Гельмгольц точным неторопливым движением ударил трубу о край стола. Он перегнул ее о спинку стула. Он протянул искалеченный кусок металла Квинну.
— Вы ее разбили, — сказал потрясенный Квинн. — Зачем вы это сделали? Чего ради?
— Я — я сам не знаю, — сказал Гельмгольц.
Ужаснейшие, святотатственные слова клокотали в нем, как во чреве вулкана. И вот, сметая все преграды, они вырвались:
— На черта нужна такая жизнь! — сказал Гельмгольц. Лицо его сморщилось от усилий скрыть стыд и слезы.

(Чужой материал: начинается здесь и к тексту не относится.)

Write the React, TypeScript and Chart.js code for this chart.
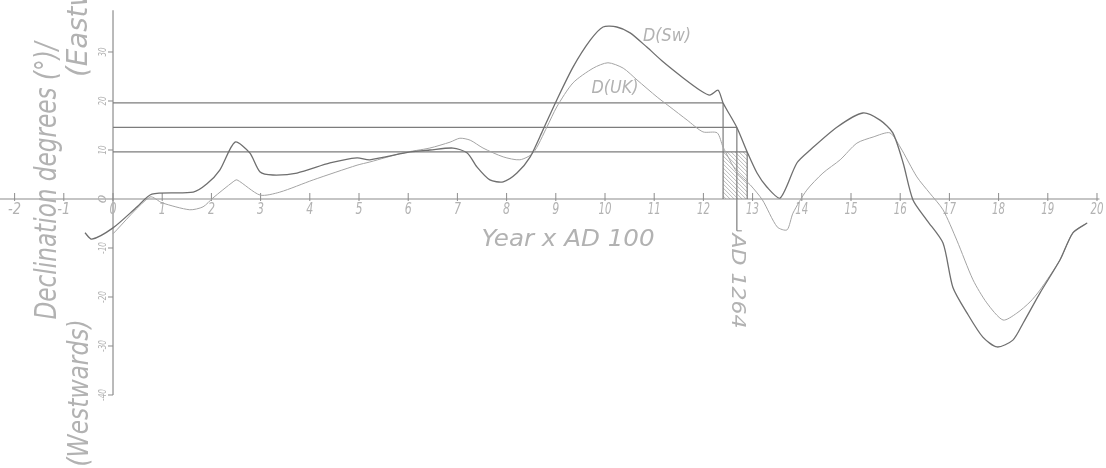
import React, { useEffect, useRef } from "react";
import { Chart, registerables } from "chart.js";
Chart.register(...registerables);

// ---- Data (years in units of AD 100, declination in degrees) ----
const swYears = [-0.57, -0.43, 0, 0.49, 0.79, 1.63, 1.91, 2.17, 2.48, 2.78, 2.99, 3.25, 3.74, 4.41, 4.96, 5.22, 6.04, 6.44, 6.91, 7.2, 7.4, 7.66, 7.93, 8.21, 8.48, 8.74, 9.02, 9.35, 9.7, 9.96, 10.24, 10.51, 10.85, 11.18, 11.59, 11.93, 12.13, 12.3, 12.4, 12.68, 12.89, 13.09, 13.29, 13.56, 13.9, 14.17, 14.72, 15.24, 15.59, 15.85, 16.06, 16.26, 16.54, 16.87, 17.07, 17.36, 17.68, 17.97, 18.29, 18.5, 18.84, 19.25, 19.51, 19.8];
const swDecl = [-6.9, -8.2, -5.9, -1.6, 1.0, 1.4, 3.1, 5.9, 11.6, 9.4, 5.5, 4.9, 5.3, 7.35, 8.4, 8.0, 9.6, 10.0, 10.4, 9.4, 6.5, 3.9, 3.5, 5.3, 8.6, 14.1, 20.2, 26.9, 32.4, 35.1, 35.1, 33.9, 31.0, 28.0, 24.7, 22.2, 21.2, 22.2, 19.6, 14.6, 9.6, 5.3, 2.45, 0.2, 7.35, 10.0, 14.7, 17.55, 16.1, 13.5, 7.35, -0.2, -4.3, -9.0, -18.0, -23.3, -28.2, -30.2, -28.8, -25.3, -19.2, -12.4, -6.9, -4.9];

const ukYears = [0, 0.75, 1.0, 1.56, 1.83, 2.03, 2.44, 2.52, 2.99, 3.39, 4.07, 4.96, 5.22, 5.89, 6.44, 6.85, 7.05, 7.26, 7.52, 7.93, 8.27, 8.54, 8.82, 9.02, 9.35, 9.76, 10.06, 10.37, 10.65, 11.06, 11.32, 11.67, 11.99, 12.28, 12.4, 12.68, 12.95, 13.2, 13.5, 13.7, 13.82, 14.1, 14.43, 14.78, 15.12, 15.45, 15.79, 16.0, 16.34, 16.6, 16.87, 17.15, 17.48, 17.76, 18.09, 18.37, 18.64, 18.84, 19.25, 19.51, 19.8];
const ukDecl = [-7.1, 0.4, -0.8, -2.2, -1.6, 0.2, 3.5, 3.9, 0.8, 1.4, 3.9, 6.9, 7.55, 9.4, 10.4, 11.6, 12.4, 12.0, 10.4, 8.6, 8.0, 9.4, 14.7, 18.8, 23.7, 26.7, 27.8, 26.7, 24.3, 20.8, 18.8, 16.1, 13.7, 13.5, 10.6, 5.5, 2.9, -0.2, -5.7, -6.3, -2.9, 1.8, 5.3, 8.0, 11.4, 12.65, 13.5, 10.6, 4.5, 1.2, -2.2, -8.4, -16.5, -21.2, -24.7, -23.3, -21.0, -18.6, -12.4, -6.9, -4.9];

const xTickValues = [-2, -1, 0, 1, 2, 3, 4, 5, 6, 7, 8, 9, 10, 11, 12, 13, 14, 15, 16, 17, 18, 19, 20];
const xTickLabels = ["-2", "-1", "0", "1", "2", "3", "4", "5", "6", "7", "8", "9", "10", "11", "12", "13", "14", "15", "16", "17", "18", "19", "20"];
const yTickValues = [-40, -30, -20, -10, 0, 10, 20, 30];
const yTickLabels = ["-40", "-30", "-20", "-10", "0", "10", "20", "30"];

const refLevels = [19.6, 14.6, 9.6];
const refYears = [12.4, 12.68, 12.89];
const markBottom = -6.5;
const markLabel = "AD 1264";

const xTitle = "Year x AD 100";
const yTitle = "Declination degrees (°)/";
const eastLabel = "(Eastwards)";
const westLabel = "(Westwards)";
const swLabel = "D(Sw)";
const ukLabel = "D(UK)";

const TEXT = "#b2b2b2";
const FONT = '"DejaVu Sans", sans-serif';

function drawText(ctx: CanvasRenderingContext2D, text: string, x: number, y: number, size: number, width: number | null, angle: number) {
  ctx.save();
  ctx.translate(x, y);
  ctx.rotate(angle);
  ctx.font = `italic 200 ${size}px ${FONT}`;
  const w = ctx.measureText(text).width;
  if (width) ctx.scale(width / w, 1);
  ctx.fillStyle = TEXT;
  ctx.textAlign = "center";
  ctx.textBaseline = "middle";
  ctx.fillText(text, 0, 0);
  ctx.restore();
}

const drawingPlugin = {
  id: "drawing",
  beforeDatasetsDraw(chart: any) {
    const ctx: CanvasRenderingContext2D = chart.ctx;
    const xs = chart.scales.x;
    const ys = chart.scales.y;
    const X = (v: number) => xs.getPixelForValue(v);
    const Y = (v: number) => ys.getPixelForValue(v);
    ctx.save();
    // hatch
    const hx0 = X(refYears[0]);
    const hx1 = X(refYears[2]);
    const hy0 = Y(refLevels[2]);
    const hy1 = Y(0);
    ctx.beginPath();
    ctx.rect(hx0, hy0, hx1 - hx0, hy1 - hy0);
    ctx.clip();
    ctx.strokeStyle = "#a8a8a8";
    ctx.lineWidth = 0.8;
    for (let k = -80; k < 80; k += 4) {
      ctx.beginPath();
      ctx.moveTo(hx0 + k, hy0);
      ctx.lineTo(hx0 + k + (hy1 - hy0), hy1);
      ctx.stroke();
    }
    ctx.restore();

    ctx.save();
    ctx.strokeStyle = "#8c8c8c";
    ctx.lineWidth = 1.2;
    // x axis
    ctx.beginPath();
    ctx.moveTo(0, Y(0));
    ctx.lineTo(X(20.05), Y(0));
    ctx.stroke();
    // y axis
    ctx.beginPath();
    ctx.moveTo(X(0), Y(-40));
    ctx.lineTo(X(0), Y(38.5));
    ctx.stroke();
    ctx.lineWidth = 1;
    xTickValues.forEach((v) => {
      ctx.beginPath();
      ctx.moveTo(X(v), Y(0) - 6);
      ctx.lineTo(X(v), Y(0) + 2);
      ctx.stroke();
    });
    yTickValues.forEach((v) => {
      if (v === 0) return;
      ctx.beginPath();
      ctx.moveTo(X(0) - 5, Y(v));
      ctx.lineTo(X(0), Y(v));
      ctx.stroke();
    });
    // small dash at the foot of the AD 1264 marker
    ctx.beginPath();
    ctx.moveTo(X(refYears[1]), Y(markBottom));
    ctx.lineTo(X(refYears[1]) + 5, Y(markBottom));
    ctx.stroke();
    ctx.restore();

    // tick labels
    xTickValues.forEach((v, i) => {
      drawText(ctx, xTickLabels[i], X(v), Y(0) + 11, 15, xTickLabels[i].length > 1 ? 13 : 7, 0);
    });
    yTickValues.forEach((v, i) => {
      drawText(ctx, yTickLabels[i], X(0) - 10, Y(v), 10, yTickLabels[i].length > 2 ? 12 : 9, -Math.PI / 2);
    });

    // titles
    drawText(ctx, xTitle, 568, 240, 23, 173, 0);
    drawText(ctx, yTitle, 48, 181, 30, 277, -Math.PI / 2);
    drawText(ctx, eastLabel, 79, -5, 29, 164, -Math.PI / 2);
    drawText(ctx, westLabel, 80, 393, 29, 147, -Math.PI / 2);
    drawText(ctx, markLabel, X(refYears[1]), 281, 19, 95, Math.PI / 2);
    drawText(ctx, swLabel, 667, 36, 18, 48, 0);
    drawText(ctx, ukLabel, 615, 88, 18, 47, 0);
  },
};

export default function App() {
  const ref = useRef<HTMLCanvasElement>(null);
  useEffect(() => {
    if (!ref.current) return;
    const toXY = (xsArr: number[], ysArr: number[]) => xsArr.map((x, i) => ({ x, y: ysArr[i] }));
    const refLine = (color: string) => ({ borderColor: color, borderWidth: 1.2, pointRadius: 0, showLine: true, tension: 0 });
    const datasets: any[] = [
      { label: swLabel, data: toXY(swYears, swDecl), borderColor: "#6f6f6f", borderWidth: 1.3, pointRadius: 0, showLine: true, tension: 0.25 },
      { label: ukLabel, data: toXY(ukYears, ukDecl), borderColor: "#a4a4a4", borderWidth: 1, pointRadius: 0, showLine: true, tension: 0.25 },
    ];
    refLevels.forEach((lv, i) => {
      datasets.push({ label: "h" + i, data: [{ x: 0, y: lv }, { x: refYears[i], y: lv }], ...refLine("#7c7c7c") });
      datasets.push({ label: "v" + i, data: [{ x: refYears[i], y: lv }, { x: refYears[i], y: i === 1 ? markBottom : 0 }], ...refLine("#7c7c7c") });
    });
    const chart = new Chart(ref.current, {
      type: "scatter",
      data: { datasets },
      options: {
        animation: false,
        responsive: false,
        maintainAspectRatio: false,
        layout: { padding: 0 },
        plugins: { legend: { display: false }, tooltip: { enabled: false } },
        scales: {
          x: { type: "linear", min: -2.297, max: 20.183, display: false },
          y: { type: "linear", min: -54.9, max: 40.61, display: false },
        },
      },
      plugins: [drawingPlugin],
    });
    return () => chart.destroy();
  }, []);
  return (
    <div style={{ position: "fixed", left: 0, top: 0, width: 1106, height: 468, background: "#fff" }}>
      <canvas ref={ref} width={1106} height={468} style={{ display: "block" }} />
    </div>
  );
}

Гельмгольц — этот холм, который умел ходить, как человек, рушился на глазах. Глаза Джима Доннини затопило жалостью и тревогой. Они ожили. Это были человеческие глаза. Гельмгольц сумел к нему пробиться! Квинн смотрел на Джима, и впервые на его угрюмом лице одинокого человека мелькнуло что-то похожее на проблеск надежды.
Две недели спустя в Линкольнской высшей школе начался новый семестр.
В музыкальной комнате оркестранты группы С ждали своего дирижера — ждали, что сулит им их музыкальная судьба.
Гельмгольц взошел на пульт и постучал палочкой по пюпитру.
— «Голоса весны», — сказал он. — Все слышали? «Голоса весны».
Сразу зашелестели ноты, которые музыканты разворачивали на своих пюпитрах. Затем наступила настороженная тишина, и в этой тишине Гельмгольц отыскал взглядом Джима Доннини, сидевшего на самом последнем месте в самой слабой группе трубачей самого плохого оркестра в школе.
Его труба, труба Джона Филиппа Сузы, труба Джорджа М. Гельмгольца, была снова в полном порядке.
— Подумайте вот о чем, — сказал Гельмгольц. — Наша цель — сделать мир более прекрасным, чем он был до нас. Это сделать можно. И вы это сделаете.
У Джима Доннини вырвался негромкий возглас отчаяния. Он не предназначался для посторонних ушей, но этот горестный вопль услышали все.
— Как? — спросил Джим Доннини.
— Возлюби самого себя, — сказал Гельмгольц. — И пусть твой инструмент запоет об этом. И-раз, и-два, и-три.